I've given up on writing a proper review, since I think I'd need to read the book several more times before I could put down my thoughts coherently. There's a lot going on in this book. So here's some thoughts on various elements in the book.
I found a lot of reviews criticize Lewis for his views on women as presented in That Hideous Strength. I, on the other hand, thought his ideas were spot on. Lewis seems to understand the feminine in a way that most male writers don't. So not only does he write some really great female characters, he presents some really great ideas from the female perspective. For example, Lewis argues that women can appreciate female beauty just as well as men, while men don't seem to appreciate masculine good looks in the same way. That certainly explains why I can list any number of beautiful female celebrities, but can't come up with a single comparable actor. (Well, there's Jimmy Stewart, but he's a bit old for me.) Lewis also has gender relations figured out to an extent I've not really seen before. When Jane, one of the characters, explains to Ransom (the hero of the trilogy) that she no longer loves her husband, Ransom explains that's because Jane does not try to obey her husband. A good marriage is made to be built on a certain type of foundation, and Jane and her husband's attempt to have a "modern" marriage built on emotion and not much else, is doomed to failure. Without sacrifice, without surrender (from both, not just Jane), it's not going to work.
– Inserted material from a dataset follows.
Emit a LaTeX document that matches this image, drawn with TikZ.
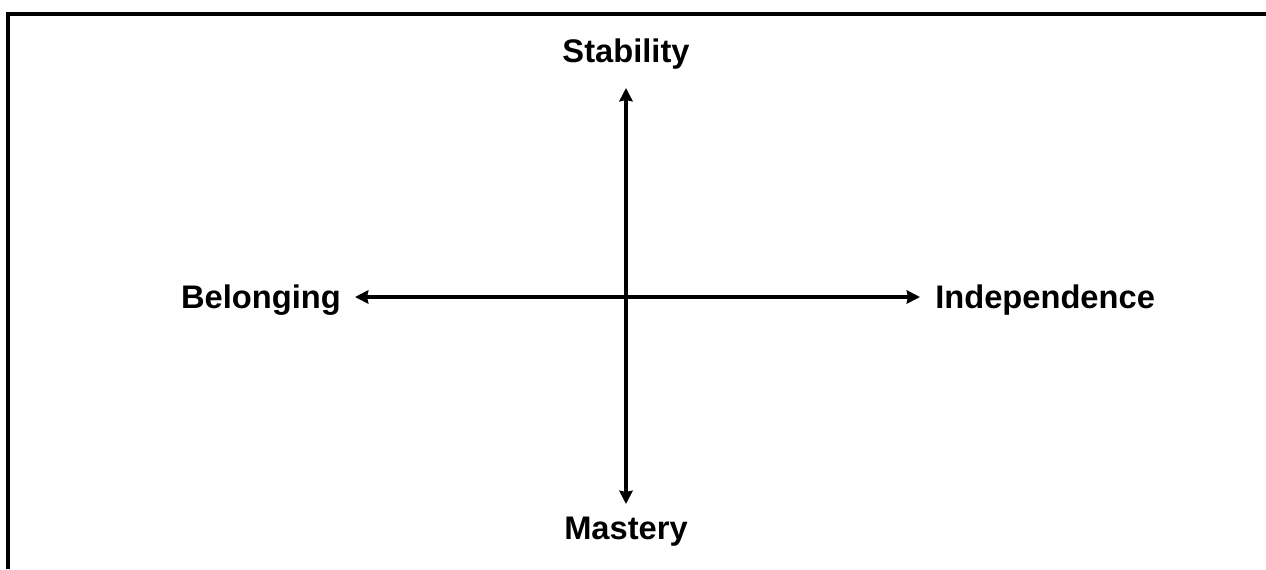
\documentclass[tikz,border=0pt]{standalone}
\usepackage{fontspec}
\setmainfont{Liberation Sans}
\usetikzlibrary{arrows.meta}

\begin{document}
\begin{tikzpicture}[x=0.75pt,y=-0.75pt,
  every node/.style={font=\fontsize{24.5}{28}\selectfont\bfseries, inner sep=0pt},
  axis/.style={line width=2.8pt, {Stealth[length=10pt,width=10pt,inset=1pt]}-{Stealth[length=10pt,width=10pt,inset=1pt]}}]
\useasboundingbox (0,0) rectangle (1266,569);
% frame, only top and left edges
\draw[line width=2.4pt] (8,569) -- (8,14) -- (1266,14);
% axis ends
\coordinate (top) at (626,88);
\coordinate (bot) at (626,504);
\coordinate (lft) at (355,297);
\coordinate (rgt) at (920,297);
% labels
\node[anchor=base] (stab) at (626,62) {Stability};
\node[anchor=base] (mast) at (626,539) {Mastery};
\node[anchor=base east] (belong) at (341,308) {Belonging};
\node[anchor=base west] (indep) at (935,308) {Independence};
% axes
\draw[axis] (top) -- (bot);
\draw[axis] (lft) -- (rgt);
\end{tikzpicture}
\end{document}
At several points Lewis addresses the use of birth control. These are great passages, because Lewis explores the problems that occur when we separate fertility from sexuality. Personally, I believe that birth control is fundamentally wrong because it puts man in the place of God. Besides, if we really believe that children are a gift from God, why do we tell Him not to send us more of them? I don't see anyone asking for less money, health, or wisdom. (For the record, I'm not advocating that all married women should be more or less continually pregnant for all of their childbearing years. I believe that God opens and closes the womb, and that no one will end up with one or two or five or ten or twenty children unless it is His will.)
Finally, I love the idea of St. Anne's on the Hill. It's long been a dream of mine to turn my home (when I get one) into a sort of St. Anne's/Last Homely House where people can find rest and peace and whatever they're looking for, whether "food or sleep, or story-telling or singing, or just sitting and thinking, or a pleasant mixture of them all. Merely to be there was a cure for weariness, fear, and sadness." (Tolkien, The Fellowship of the Ring), or, as M. F. K. Fisher said, "... but I still think that one of the pleasantest of all emotions is to know that I, I with my brain and my hands, have nourished my beloved few, that I have concocted a stew or a story, a rarity or a plain dish, to sustain them truly against the hungers of the world." Essentially, I want to feed people, in every sense of the word. I don't know if I'll ever be able to pull it off, as I'm not the most hospitable person, since I prefer to be alone, and I'd really need a big house to do anything useful, and I'm firmly an apartment-dweller unless I ever get married, which may or may not ever happen.